Faut-il corriger le système des titres-services vu l’importance de la main-d’œuvre étrangère? Franck Vandenbroucke jette un pavé dans la mare. Mais en Wallonie et à Bruxelles, il fait un flop.
Les entreprises de titres-services puiseraient-elles trop souvent leur main-d’œuvre à l’étranger, laissant sur le carreau les demandeurs d’emploi belges? C’est ce que sous-entendait hier l’ex-ministre sp.a Franck Vandenbroucke, dans une carte blanche publiée dans "De Standaard". C’est lui qui a créé le système dans les années 2000. Mais à ses yeux, il a dévié de sa cible.
A l’heure actuelle, dit-il, 42% des aides ménagères payées en titres-services par les ménages flamands sont étrangères. Selon lui, cela pose un réel problème en matière d’équilibre financier. Car en allant chercher la main-d’œuvre à l’étranger, on augmente les coûts budgétaires du système (et on ne résout pas le problème du chômage).
Selon Franck Vandenbroucke, il faudrait supprimer la réduction fiscale offerte aux familles afin d’investir les moyens libérés dans une "forte hausse de l’embauche des personnes restées un certain temps au chômage ou à l’assistance sociale en Belgique".
Au cabinet du ministre flamand de l’emploi Philippe Muyters, on confirme qu’il y a une hausse du nombre de personnes d’origine étrangère employées dans les titres-services: 48% en 2016, contre, 45% en 2013, dont 17,7% viennent de pays hors UE, et 6,2% d’origine inconnue. Faut-il pour autant agir? D’après le cabinet Muyters, non, car cela contreviendrait à la règle de libre circulation des travailleurs. "Et si un jour on proposait cela, tout le monde dirait que nous sommes racistes", dit le porte-parole du ministre.
Pas de problème en Wallonie et à Bruxelles
À Bruxelles, le problème ne se pose pas. Comme en Wallonie, il existe une règle qui impose aux entreprises titres-services d’embaucher au moins 60% de demandeurs d’emplois ou bénéficiaires du revenu d’intégration sociale. En Flandre, cette règle a été supprimée il y a deux ans, car les entreprises peinaient à trouver de la main-d’œuvre.
En Wallonie, 87% des travailleurs titres-services sont de nationalité belge.
Dans la capitale, la main d’œuvre peu qualifiée et féminine (le profil classique de l’aide ménagère) ne manque pas… "Seuls 10% des nouveaux travailleurs du secteur titres-services n’étaient pas inscrits comme demandeurs d’emplois, et provenaient donc généralement de l’étranger", explique le ministre bruxellois de l’emploi Didier Gosuin. En 2016 à Bruxelles, seuls 17% des travailleurs titre-service étaient d’origine non européenne, 26% belges, 56,8% issus d’un pays européen.
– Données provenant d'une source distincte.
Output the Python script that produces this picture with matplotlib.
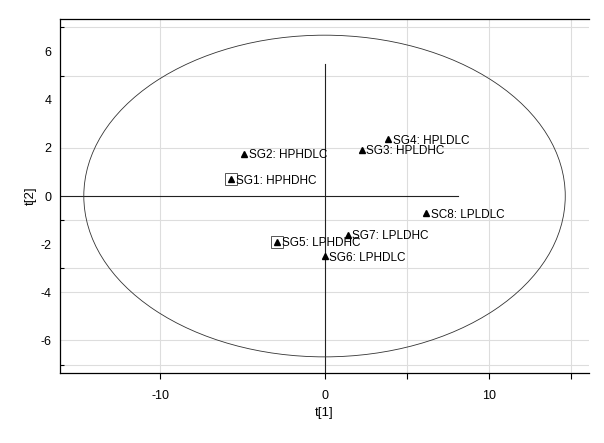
import numpy as np
import matplotlib
matplotlib.use('Agg')
import matplotlib.pyplot as plt
from matplotlib.patches import Ellipse

## DATA ##
names = ['SG1: HPHDHC', 'SG2: HPHDLC', 'SG3: HPLDHC', 'SG4: HPLDLC',
         'SG5: LPHDHC', 'SG6: LPHDLC', 'SG7: LPLDHC', 'SC8: LPLDLC']
t1 = [-5.7, -4.9, 2.25, 3.85, -2.9, 0.0, 1.4, 6.2]
t2 = [0.7, 1.75, 1.92, 2.35, -1.9, -2.5, -1.6, -0.72]
boxed = ['SG1: HPHDHC', 'SG5: LPHDHC']

# hotelling T2 ellipse half axes
ell_a = 14.65
ell_b = 6.68

xlim = (-16.1, 16.1)
ylim = (-7.35, 7.35)
x_ticks = [-10, 0, 5, 10, 15]
x_labels = ['-10', '0', '', '10', '']
y_ticks = [-6, -4, -2, 0, 2, 4, 6]
y_grid = [7, 5, 2, -1, -3, -4, -6, -7]
x_grid = [-10, 5, 10, 15]

plt.rcParams['font.family'] = ['Liberation Sans', 'DejaVu Sans']
plt.rcParams['axes.unicode_minus'] = False

fig = plt.figure(figsize=(6.04, 4.43), dpi=100)
ax = fig.add_axes([0.0993, 0.158, 0.876, 0.799])
ax.set_xlim(*xlim)
ax.set_ylim(*ylim)

# grid
for g in x_grid:
    ax.axvline(g, color='#dddddd', lw=0.8, zorder=0)
for g in y_grid:
    ax.axhline(g, color='#dddddd', lw=0.8, zorder=0)

# origin lines
ax.plot([xlim[0], 8.1], [0, 0], color='#222222', lw=0.8, zorder=1)
ax.plot([0, 0], [ylim[0], 5.5], color='#222222', lw=0.8, zorder=1)

ax.add_patch(Ellipse((0, 0), 2 * ell_a, 2 * ell_b, fill=False,
                     edgecolor='#333333', lw=0.6, zorder=2))

ax.plot(t1, t2, linestyle='none', marker='^', markersize=5,
        color='black', zorder=3)
for n, x, y in zip(names, t1, t2):
    ax.annotate(n, (x, y), xytext=(3.5, -1), textcoords='offset points',
                fontsize=8.5, va='center', ha='left', color='black')
    if n in boxed:
        ax.plot(x, y, marker='s', markersize=9, mfc='none', mec='#555555',
                mew=0.7, zorder=2)

ax.set_xticks(x_ticks)
ax.set_xticklabels(x_labels)
ax.set_yticks(y_ticks)
ax.set_yticks(y_grid, minor=True)
ax.tick_params(axis='x', direction='out', length=4, width=0.8, labelsize=9, pad=8)
ax.tick_params(axis='y', which='major', length=0, labelsize=9, pad=6)
ax.tick_params(axis='y', which='minor', direction='in', length=3, width=0.8)

ax.spines['right'].set_visible(False)
for s in ['top', 'bottom', 'left']:
    ax.spines[s].set_linewidth(0.9)

ax.set_xlabel('t[1]', fontsize=9.5, labelpad=4)
ax.set_ylabel('t[2]', fontsize=9.5, labelpad=3)

fig.savefig('out.png', dpi=100)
Pour le ministre, le débat ne se pose donc pas comme en Flandre. Et la région incite d’ailleurs les entreprises à embaucher des personnes venant de chez Actiris. "Celles qui respectent cette règle de 60% de demandeurs d’emplois, et qui offrent une formation à leur personnel, bénéficient de l’indexation de la part de l’intervention publique", explique encore Gosuin. De quoi inciter à puiser dans la main d’œuvre présente sur le marché bruxellois. Preuve irréfutable que cela marche, 70% des travailleurs titres-services de la région sont… bruxellois.
En Wallonie aussi, le cabinet du ministre de l’emploi Pierre-Yves Jeholet explique que le débat n’a pas lieu d’être. "87% des travailleurs titres-services sont de nationalité belge, dit le porte-parole de Pierre-Yves Jeholet. 12% proviennent d’un pays européen, 4% d’un pays hors UE."
Federgon, la fédération des entreprises de travail intérimaire (un des gros prestataires de titres-services), a réagi à l’idée émise par Franck Vandenbroucke. "Démanteler le système serait une très mauvaise idée. C’est un des rares secteurs qui parvient à insérer des personnes très éloignées de l’emploi dans des fonctions peu qualifiées. Et si 42% des personnes sont d’origine étrangère, il faut plutôt qualifier le secteur de modèle à cet égard", conclut Herwig Muyldermans, directeur de Federgon.